How are systems and schemes created within a marriage?
If we don’t take the time to create our own behavioral schemes and systems within our marriage, how then are we to live in harmony and survive all of the challenges that marriage has for us?
There are many happily married couples who have found wonderful solutions to all of the potential issues that marriage can challenge us with, they even thrive and grow together within the relationship.
While there are no tried and true methods for designing an ideal marriage, there are some good ways to go about it.
Creating a good system that works will take two people. It must be done together. There aren’t any shortcuts or secrets when it comes down to creating and designing the perfect marriage.
A good and solid system for a healthy marriage will look something like this:
1. It will put feedback at the center of all issues.
2. It will be nurturing and supportive at all times.
3. It will keep both of the parties on equal footing.
4. It will base value upon fairness at all times.
5. It will recognize that each individual has their own needs and interests in the relationship as well as their own strengths and weaknesses within the relationship.
6. It will center issues on finding a solution not who is at fault.
7. It won’t abandon one person in favor of another.
8. It will always reinforce good behavior and address bad behavior. No matter how challenging it may be.
These characteristics are ideal however, it can be very challenging to follow such a plan.
It’s typical for any good marriage to have a flawed system. What’s important is to recognize that we are constantly growing and learning from one another. It’s important to change that which should be changed and accept that which cannot be changed.
When couples are willing to compromise or change something, there is always hope for the relationship.
Sadly, it takes a lot of courage to be willing to compromise and be willing to change something. It takes a lot of inner strength. Many couples have rather distorted marriage schemes in order to keep the peace.
There is a huge difference between peaceful and quiet.
Peaceful is nurturing and loving with some care added in as an extra measure. Growing alongside one another and being a strong support structure is also vital to the marriage itself.
Peace means that you can go home and know that this is where you belong without a doubt.
Quiet, on the other hand, basically means that two people are simply coexisting in order to avoid or ignore one another.
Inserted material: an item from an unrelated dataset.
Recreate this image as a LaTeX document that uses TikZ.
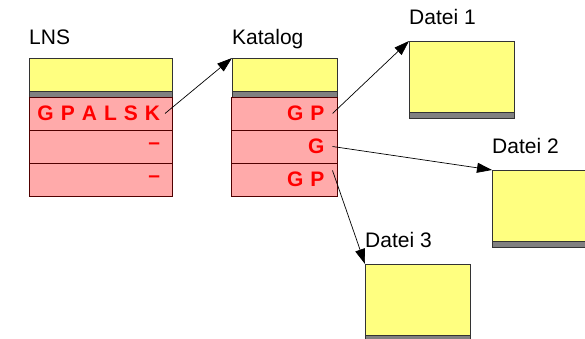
\documentclass[tikz,border=0pt]{standalone}
\usepackage{fontspec}
\setmainfont{Liberation Sans}
\usepackage{tikz}
\usetikzlibrary{positioning, arrows.meta}

\definecolor{paleyellow}{HTML}{FFFF80}
\definecolor{palered}{HTML}{FFAAAA}
\definecolor{bargray}{HTML}{808080}
\definecolor{rowline}{HTML}{500000}

\begin{document}
\begin{tikzpicture}[
                x=1pt, y=1pt,
                headbox/.style={draw=black!80, fill=paleyellow, minimum height=33pt, inner sep=0pt, outer sep=0pt}, % yellow header
                barbox/.style={draw=black!80, fill=bargray, minimum height=6pt, inner sep=0pt, outer sep=0pt}, % gray band
                rowbox/.style={draw=rowline, fill=palered, minimum height=33pt, text width=#1, align=right,
                               inner ysep=0pt, inner xsep=12pt, outer sep=0pt, text=red, font=\fontsize{21}{25}\selectfont\bfseries}, % entry row
                filebox/.style={draw=black!80, fill=paleyellow, minimum width=105pt, minimum height=71pt, inner sep=0pt, outer sep=0pt}, % file body
                title/.style={inner sep=0pt, font=\fontsize{21}{25}\selectfont}, % caption over a box
                pointer/.style={-{Triangle[length=15pt,width=10pt]}, line width=0.7pt} % link arrow
                ]
                \useasboundingbox (0,0) rectangle (585,339);

                % LNS
                \node[headbox, minimum width=143pt, anchor=north west] (lnshead) at (29,281) {};
                \node[barbox, minimum width=143pt, below=0pt of lnshead] (lnsbar) {};
                \node[rowbox=119pt, below=0pt of lnsbar] (lns1) {\makebox[119pt][r]{G\hspace{7pt}P\hspace{7pt}A\hspace{7pt}L\hspace{7pt}S\hspace{7pt}K}};
                \node[rowbox=119pt, below=0pt of lns1] (lns2) {--};
                \node[rowbox=119pt, below=0pt of lns2] (lns3) {--};
                \node[title, anchor=base west] (lnstitle) at ([yshift=13pt]lnshead.north west) {LNS};

                % Katalog
                \node[headbox, minimum width=105pt, anchor=north west] (kathead) at (232,281) {};
                \node[barbox, minimum width=105pt, below=0pt of kathead] (katbar) {};
                \node[rowbox=80pt, inner xsep=13pt, below=0pt of katbar] (kat1) {G P};
                \node[rowbox=80pt, inner xsep=13pt, below=0pt of kat1] (kat2) {G};
                \node[rowbox=80pt, inner xsep=13pt, below=0pt of kat2] (kat3) {G P};
                \node[title, anchor=base west] (kattitle) at ([yshift=13pt]kathead.north west) {Katalog};

                % Dateien
                \foreach \i/\pos in {1/{(409,298)}, 2/{(492,169)}, 3/{(365,75)}} {
                    \node[filebox, anchor=north west] (file\i) at \pos {};
                    \node[barbox, minimum width=105pt, below=0pt of file\i] (file\i bar) {};
                    \node[title, anchor=base west] (file\i title) at ([yshift=16pt]file\i.north west) {Datei \i};
                }

                \draw[pointer] ([xshift=-7pt]lns1.east) -- (kathead.north west);
                \draw[pointer] ([xshift=-5pt]kat1.east) -- (file1.north west);
                \draw[pointer] ([xshift=-5pt]kat2.east) -- (file2.north west);
                \draw[pointer] ([xshift=-5pt, yshift=9pt]kat3.east) -- (file3.north west);
            \end{tikzpicture}
\end{document}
In fact, one couple stated that this is far superior to wanting to grab one another by the throat on a nightly basis. There’s quiet, but this isn’t the right kind of quiet to be seeking.
How Is Your Marriage?
If you’re feeling like trouble is brewing in your marriage, you may have a negative scheme or system in place. Here are some typical ones that I’ve run across.
1. Linear Scheme: This is a one-sided line in which one of the participants is more vested in the relationship. The other one will rely heavily on their “expertise” in order to maintain the relationship. However, they won’t participate or help out more than necessary. One of the couple is very highly dependent upon the other person in the couple.
Not only is this linear, it’s also circular as well. With no foreseeable end, this is an action and reaction pattern that is never ending. There is no beginning or end to the situation.
2. Equilibrium: This relationship may be positive or negative or it may alternate. Many of these couples resort to ignoring the faults and criticisms and just maintaining the relationship.
They play “you can’t touch me” or “sticks and stones…”. The truth is, they are hurting so badly that they are pretending it doesn’t affect them when in fact they are lying to themselves.
This couple has created and built thick walls in order to continue with the facade of their marital bliss. They are hurting and the truth is, they need to break down these barriers and communicate with one another.
Only when the communication lines are open will they be able to sit down and solve their issues. This is painful and may lead to other issues but for a healthy relationship, it’s a must. Unresolved issues will be larger when they aren’t dealt with in the present.